Over the next few weeks, let’s take a look at some aspects of the Orioles and how they were shaping up at the time that spring training was halted. Today, a look at the infield.
Earlier, I made my projection for the five-man rotation in this entry.
While we may see rosters larger than 26 players when baseball does start this year, we are going with a roster of 26 for this exercise.
Under that roster size, I’m going with seven infielders, one of which can also play in the outfield, where later you will see I have a group of four to begin the year. We could certainly also see a different mix. Some might go with six infielders, five outfielders and two catchers.
Davis certainly looked like a new man - a bigger man - in spring training. He hit .467 (7-for-15) with three homers, nine RBIs and also nine walks. He struck out just three times. The question as we approached mid-March that no one could truly answer, was: Would it last when the season started? We’re just going to have to wait to find out that answer. But it beats the alternative. That being Davis taking third strike after third strike and hitting .150.
Alberto is going to try and show us his 2019 season was not a fluke. He hit .305, eighth in the American League, and .398 versus lefties, which was second in the major leagues. Under this roster arrangement, he could get some starts at third base versus lefties allowing Velazquez or Valaika to make some starts at second base.
Iglesias seemed to be fitting in just fine with his new team during spring training and he’s the starting shortstop. The Orioles, over a long season, could really benefit from the defense of Iglesias at short and Austin Hays in center. They got stronger with the glove up the middle. Iglesias set a career high with 1.4 defensive WAR in 2019. He also hit .288 with 11 homers and 59 RBIs. He has a similar offensive profile in some respects to Alberto - low walks, but also low strikeouts. He puts the ball in play.
Ruiz looked very solid at bat in the spring, driving the ball with authority while batting .440 (11-for-25). Was it just a hot stretch or a carryover from a second half last year where he slugged .462 with a .766 OPS? In 2019, he made his first career opening day roster. On Aug. 11 against Houston, his Eutaw Street homer in the ninth provided the Orioles their only walk-off win of the year.
Núñez is still likely mostly a DH, but the club could put him at first or third if needed. He’s an infielder on the roster. Last season, he became the fifth in club history to hit 30 or more homers in his age-25 season.
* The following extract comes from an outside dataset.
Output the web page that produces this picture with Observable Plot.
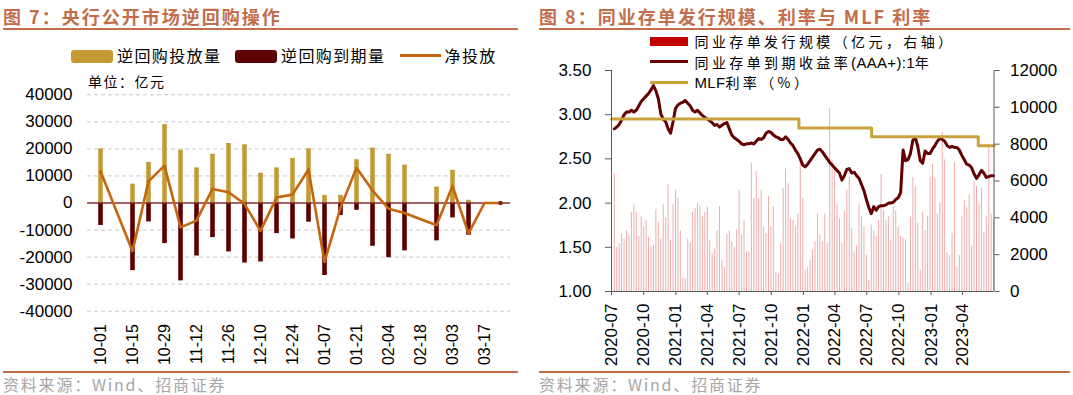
<!DOCTYPE html>
<html><head><meta charset="utf-8">
<script src="https://cdn.jsdelivr.net/npm/d3@7"></script>
<script src="https://cdn.jsdelivr.net/npm/@observablehq/plot@0.6"></script>
<style>
body{margin:0;background:#fff;}
#wrap{position:relative;width:1073px;height:395px;overflow:hidden;font-family:"Noto Sans CJK SC","Noto Sans",sans-serif;}
.abs{position:absolute;white-space:nowrap;}
.title{font-size:18px;font-weight:700;color:#C26E4B;letter-spacing:2px;line-height:22px;}
.rule{position:absolute;background:#C26E4B;}
.src{font-size:16px;color:#A6A6A6;letter-spacing:1.8px;line-height:20px;}
.leg{font-size:16px;color:#000;letter-spacing:1.4px;line-height:18px;}
.leg2{font-size:14px;color:#000;letter-spacing:3.4px;line-height:18px;}
.lat{font-family:"Liberation Sans",Arial,sans-serif;font-size:15px;letter-spacing:0.3px;}
.sw{position:absolute;}
#wrap svg{position:absolute;top:0;}
</style></head><body><div id="wrap">
<div class="abs title" style="left:3px;top:5px;">图 7：央行公开市场逆回购操作</div>
<div class="rule" style="left:3px;top:28.3px;width:515px;height:2.2px;"></div>
<div class="abs title" style="left:539px;top:5px;">图 8：同业存单发行规模、利率与 MLF 利率</div>
<div class="rule" style="left:539px;top:28.3px;width:531px;height:2.2px;"></div>
<div class="rule" style="left:3px;top:370.6px;width:515px;height:2.2px;"></div>
<div class="rule" style="left:539px;top:370.6px;width:531px;height:2.2px;"></div>
<div class="abs src" style="left:3px;top:374px;">资料来源：Wind、招商证券</div>
<div class="abs src" style="left:539px;top:374px;">资料来源：Wind、招商证券</div>

<div class="sw" style="left:71px;top:49.5px;width:42px;height:13px;background:#C49A35;border-radius:3px;"></div>
<div class="abs leg" style="left:117px;top:46px;">逆回购投放量</div>
<div class="sw" style="left:235px;top:49.5px;width:42px;height:13px;background:#5E0000;border-radius:3px;"></div>
<div class="abs leg" style="left:281px;top:46px;">逆回购到期量</div>
<div class="sw" style="left:400px;top:54.3px;width:41px;height:3px;background:#C5650F;"></div>
<div class="abs leg" style="left:444.5px;top:46px;">净投放</div>
<div class="abs" style="left:88px;top:72px;font-size:14px;letter-spacing:1.5px;line-height:18px;">单位：亿元</div>

<div class="sw" style="left:650px;top:36.5px;width:38px;height:9.4px;background:#C00000;"></div>
<div class="abs leg2" style="left:694.5px;top:32px;">同业存单发行规模（亿元，右轴）</div>
<div class="sw" style="left:650px;top:60.1px;width:38px;height:2.8px;background:#6B0000;"></div>
<div class="abs leg2" style="left:694.5px;top:52.5px;">同业存单到期收益率<span class="lat">(AAA+):1</span>年</div>
<div class="sw" style="left:650px;top:80.5px;width:38px;height:3px;background:#C9A23D;"></div>
<div class="abs leg2" style="left:694.5px;top:73px;"><span class="lat">MLF</span>利率（%）</div>
</div>
<script>
// ---------- Figure 7 data (亿元) ----------
const weekCats = ["10-01","10-08","10-15","10-22","10-29","11-05","11-12","11-19","11-26","12-03","12-10","12-17","12-24","12-31","01-07","01-14","01-21","01-28","02-04","02-11","02-18","02-25","03-03","03-10","03-17","03-24"];
const repoPut = [20000,null,7000,15000,29000,19500,13000,18000,22000,21500,11000,13000,16500,20000,2800,2800,16000,20300,18000,14000,null,5900,12100,1000,null,null];
const repoMature = [-8300,null,-25000,-7000,-15000,-28800,-19600,-12800,-18100,-22200,-21800,-11300,-13300,-7100,-26800,-4600,-2700,-16000,-20200,-17700,null,-14000,-5500,-11900,null,null];
const repoNet = [11700,null,-17800,8000,13800,-9000,-6500,5200,4000,-300,-10300,2000,3100,12400,-21800,-1800,13000,4600,-2100,-3700,null,-8200,6300,-11200,0,0];
const leftYTicks = [-40000,-30000,-20000,-10000,0,10000,20000,30000,40000];
const leftXLabels = ["10-01","10-15","10-29","11-12","11-26","12-10","12-24","01-07","01-21","02-04","02-18","03-03","03-17"];

// ---------- Figure 8 data ----------
const firstWeek = "2020-07-09"; // weekly observations
const ncdIssue = [6400,2400,2600,3100,2850,3300,3050,4300,4700,4300,3000,4050,3500,3850,2950,2450,2500,4450,3750,2850,4700,4000,5800,2750,4700,5500,5050,3300,700,700,2850,2650,4300,4500,4800,4650,4050,4300,4600,
2750,2050,2300,3300,4600,1700,1300,3100,3300,2700,2400,3350,5500,3050,3850,2150,2150,6950,5050,6500,5050,5500,3500,3150,5150,3500,4600,1050,950,2600,5600,6650,5850,3950,3850,3500,4200,7100,5050,
1150,1300,1700,2250,2700,4200,3050,2700,4200,2600,9950,7150,6550,4750,3950,2600,4350,5500,6200,3400,2150,2500,4750,4050,3500,1950,600,3600,3300,3000,3850,6350,4400,3850,4050,2750,4600,4400,3500,
2990,2910,2810,420,4040,6200,5700,3700,1150,4300,3300,4100,6200,6900,6150,4200,4800,8650,7150,2100,1950,3150,7000,1300,1950,4050,4950,4550,5250,2450,5950,5700,4750,5600,3200,4050,8000,4200,3900];
const ncdYield = [2.84,2.86,2.89,2.94,3.00,3.03,3.03,3.05,3.03,3.05,3.10,3.15,3.18,3.21,3.24,3.28,3.33,3.27,3.18,3.01,2.95,2.92,2.84,2.79,2.92,3.07,3.11,3.13,3.14,3.16,3.13,3.10,3.05,3.03,3.05,3.02,2.99,2.97,2.95,
2.93,2.91,2.88,2.89,2.86,2.88,2.90,2.91,2.84,2.77,2.74,2.72,2.70,2.67,2.66,2.67,2.67,2.68,2.67,2.70,2.73,2.72,2.74,2.79,2.81,2.80,2.77,2.75,2.74,2.72,2.72,2.75,2.72,2.68,2.65,2.60,2.56,2.50,2.43,
2.41,2.44,2.48,2.52,2.56,2.60,2.61,2.58,2.54,2.50,2.46,2.43,2.40,2.37,2.34,2.26,2.31,2.38,2.39,2.34,2.35,2.31,2.28,2.21,2.14,2.04,1.95,1.88,1.96,1.92,1.96,1.97,1.97,1.98,2.00,2.00,2.01,2.04,2.06,2.12,
2.60,2.48,2.49,2.56,2.71,2.74,2.64,2.48,2.45,2.59,2.56,2.56,2.61,2.65,2.70,2.73,2.72,2.70,2.65,2.63,2.64,2.63,2.63,2.60,2.54,2.49,2.44,2.43,2.40,2.33,2.28,2.32,2.37,2.34,2.29,2.30,2.31,2.31];
const mlfDates = ["2020-07-01","2021-12-19","2022-07-15","2023-05-16","2023-06-30"];
const mlfRate = [2.95,2.85,2.75,2.65,2.65];
const quarterTicks = ["2020-07-01","2020-10-01","2021-01-01","2021-04-01","2021-07-01","2021-10-01","2022-01-01","2022-04-01","2022-07-01","2022-10-01","2023-01-01","2023-04-01"];
const rateTicks = [1.0,1.5,2.0,2.5,3.0,3.5];
const issueTicks = [0,2000,4000,6000,8000,10000,12000];

const wrap = document.getElementById("wrap");
const numFont = '"Liberation Sans", Arial, sans-serif';

// ---------- Figure 7 ----------
const rows7 = weekCats.map((c, i) => ({c, put: repoPut[i], mat: repoMature[i], net: repoNet[i]}));
const chart7 = Plot.plot({
  width: 536, height: 395,
  marginLeft: 87, marginRight: 26, marginTop: 94.3, marginBottom: 84.3,
  style: {fontFamily: numFont, fontSize: "17px", color: "#000", background: "transparent", overflow: "visible"},
  x: {type: "point", domain: weekCats, range: [90, 509], axis: null, label: null},
  y: {domain: [-40000, 40000], axis: null, label: null},
  marks: [
    Plot.ruleY(leftYTicks.filter(v => v !== 0), {stroke: "#C8C8C8", strokeDasharray: "4,3", strokeWidth: 1}),
    Plot.ruleX(rows7.filter(d => d.put != null), {x: "c", y1: 0, y2: "put", stroke: "#C49A35", strokeWidth: 4.6}),
    Plot.ruleX(rows7.filter(d => d.mat != null), {x: "c", y1: 0, y2: "mat", stroke: "#5E0000", strokeWidth: 4.6}),
    Plot.ruleY([0], {stroke: "#7E3030", strokeWidth: 1.6}),
    Plot.line(rows7.filter(d => d.net != null), {x: "c", y: "net", stroke: "#C5650F", strokeWidth: 2.6}),
    Plot.dot(rows7.slice(-1), {x: "c", y: "net", r: 2.3, fill: "#7E2A10"}),
    Plot.axisY({ticks: leftYTicks, tickSize: 0, tickPadding: 15, fontSize: 17, label: null, tickFormat: d => String(d)}),
    Plot.axisX({ticks: leftXLabels, tickSize: 0, tickRotate: -90, tickPadding: 13, fontSize: 16, label: null})
  ]
});
chart7.style.left = "0px";
wrap.appendChild(chart7);

// ---------- Figure 8 ----------
const toRate = d3.scaleLinear([0, 12000], [1, 3.5]);
const start = new Date(firstWeek);
const rows8 = ncdIssue.map((v, i) => ({date: d3.utcDay.offset(start, 7 * i), issue: v, yld: ncdYield[i]}));
const mlf = mlfDates.map((d, i) => ({date: new Date(d), rate: mlfRate[i]}));
const xDom = [new Date("2020-07-01"), new Date("2023-06-30")];
const axisColor = "#595959";
const chart8 = Plot.plot({
  width: 537, height: 395,
  marginLeft: 75, marginRight: 79.5, marginTop: 70, marginBottom: 104,
  style: {fontFamily: numFont, fontSize: "17px", color: "#000", background: "transparent", overflow: "visible"},
  x: {type: "utc", domain: xDom, axis: null, label: null},
  y: {domain: [1, 3.5], axis: null, label: null},
  marks: [
    Plot.ruleX(rows8, {x: "date", y1: 1, y2: d => toRate(d.issue), stroke: "#EFACAC", strokeWidth: 1}),
    Plot.line(rows8, {x: "date", y: "yld", stroke: "#650000", strokeWidth: 3}),
    Plot.line(mlf, {x: "date", y: "rate", curve: "step-after", stroke: "#C9A23D", strokeWidth: 3}),
    Plot.ruleX([xDom[0]], {y1: 1, y2: 3.5, stroke: axisColor, strokeWidth: 1}),
    Plot.ruleX([xDom[1]], {y1: 1, y2: 3.5, stroke: axisColor, strokeWidth: 1}),
    Plot.ruleY([1], {stroke: axisColor, strokeWidth: 1}),
    Plot.axisY({anchor: "left", ticks: rateTicks, tickFormat: d3.format(".2f"), tickSize: 6, tickPadding: 14, stroke: axisColor, fontSize: 17, label: null}),
    Plot.axisY({anchor: "right", ticks: issueTicks.map(toRate), tickFormat: d => String(Math.round(toRate.invert(d))), tickSize: 5, tickPadding: 11, stroke: axisColor, fontSize: 17, label: null}),
    Plot.axisX({ticks: quarterTicks.map(d => new Date(d)), tickFormat: d3.utcFormat("%Y-%m"), tickRotate: -90, tickSize: 4, tickPadding: 8, stroke: axisColor, fontSize: 17, label: null})
  ]
});
chart8.style.left = "536px";
wrap.appendChild(chart8);
</script></body></html>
He joined Manny Machado, Boog Powell, Jonathan Schoop and Eddie Murray. He’ll add some thump in the middle of the order after being one of 20 American League players to produce 30 homers and 90 RBIs.
Valaika showed pop in spring as he tied Davis for the team lead with three home runs. He does have a career .752 OPS against lefties in 209 major league plate appearances, which presents some platoon possibilities. In his time in the majors in parts of the last four years with Colorado, he made 26 starts at second base, 20 at short, 12 at first base, nine at third and two in the outfield in left.
Velazquez, acquired on waivers Feb. 19 from Cleveland, made a nice impression in a short time in Florida. He flashed some speed and defense and is a switch-hitter. At 25, the O’s may have added a young player on the rise. In his time in the minors, he made 419 career starts at shortstop, 92 at second, 82 in center field and 30 at third base. He can be a super-utility type. He also has options remaining if the club decides to go in another direction with this roster spot.
A sad note: The father of Orioles prospect Adam Hall passed away a week ago today. Jeffrey “Tyler” Hall was 53. He was very close to Adam, and his health battle was something significant to the 2019 Single-A Delmarva Shorebirds.